Car l’absence d’opposition organiquement « sécurisée » – sachant présenter une cohérence lisible et audible, pouvant exprimer une alternative crédible et fiable, osant disposer d’un rôle avéré dans la représentation institutionnelle – entraine ou oblige les « alternances » à se construire en marge des institutions, à s’imposer dans la manifestation ou l’insurrection et, surtout, à s’effectuer dans des conditions extraconstitutionnelles.
L’économique et le social s’en trouvent pris en otage par la récurrence des instabilités institutionnelles et les risques politiques… avec les conséquences que l’on connait quant à l’enlisement de Madagascar dans un sous-développement économique, social et… sociétal… sans parler des dépravations que commettent immanquablement ceux – la « cour » – qui accèdent au pouvoir en procédant d’un Président seul maître à bord – le « monarque » : aucun des Présidents, depuis Philibert Tsiranana, n’a pris le pouvoir avec une équipe préparée et asservie collectivement à l’exercice de la « chose publique »… On en est arrivé tout de même à des « recrutements » des ministres par voie de curriculum vitae, lorsque ce ne sont des improvisations de composition au gré des ralliements et des allégeances… a posteriori… Ce ne sont pas les derniers errements des gouvernements – en particulier des chefs de la diplomatie qui se sont succédés – qui augurent une amélioration de l’appréhension de la « chose publique » à Madagascar…
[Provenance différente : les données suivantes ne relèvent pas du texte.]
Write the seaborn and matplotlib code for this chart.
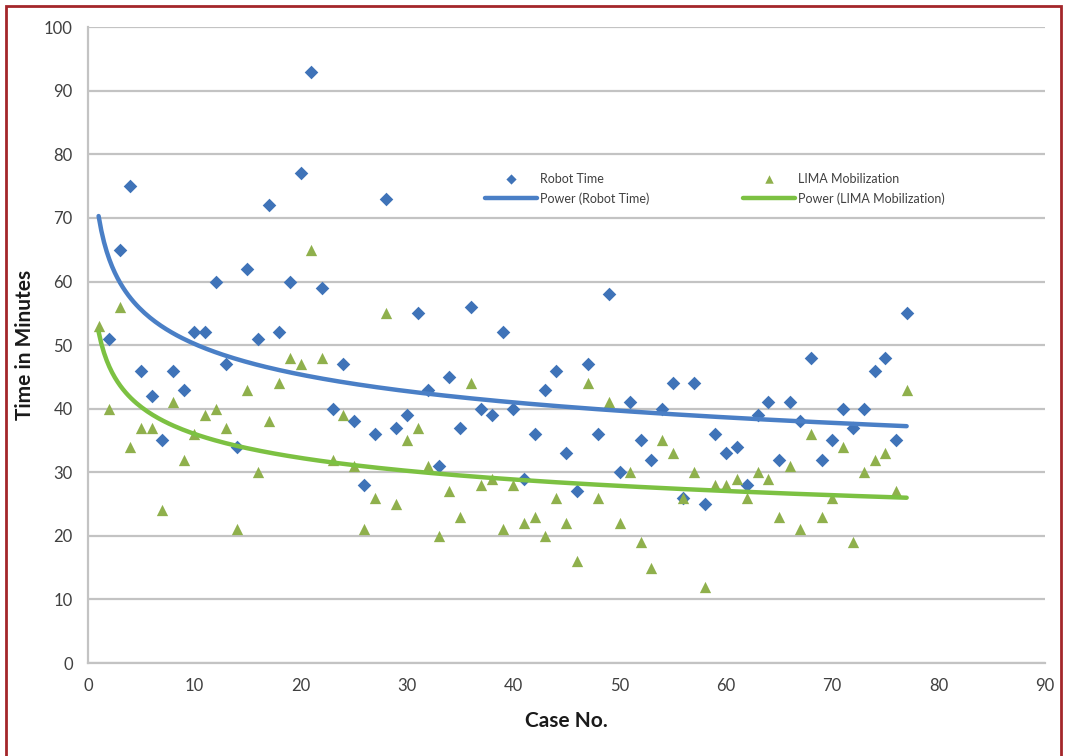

De plus, ce système électoral est non seulement le scrutin le plus facilement falsifiable, mais il est aussi celui qui génère les plus onéreuses dépenses de campagne… pour celui qui veut gagner, y compris en « achetant » le scrutin ou ses « contrôleurs », les votes ou leurs « dépositaires », les résultats ou les « juges » électoraux… Permettez-moi de ne pas m’étendre sur cet aspect car j’aurai à le développer lorsque je vous partagerai et étayerai la proposition d’un autre modèle d’exercice démocratique dont le nécessaire préalable est l’installation d’une première balance électorale « fiable » avant l’éventuelle modification institutionnelle qui instaurerait ce modèle : « les élections générales liées ».
Merde, je me suis encore lâché… et je recommence à être trop long…
En guise de première conclusion et de transition vers notre prochain échange, comme déjà souligné, la quasi-totalité des pays de grande tradition démocratique dispose de bien d’autres systèmes de représentation et de représentativité qui excluent la désignation de leur chef de l’État – lorsque celui-ci qui assure le pouvoir exécutif – ou leur chef de gouvernement par ce modèle de vote direct et uninominal à deux tours.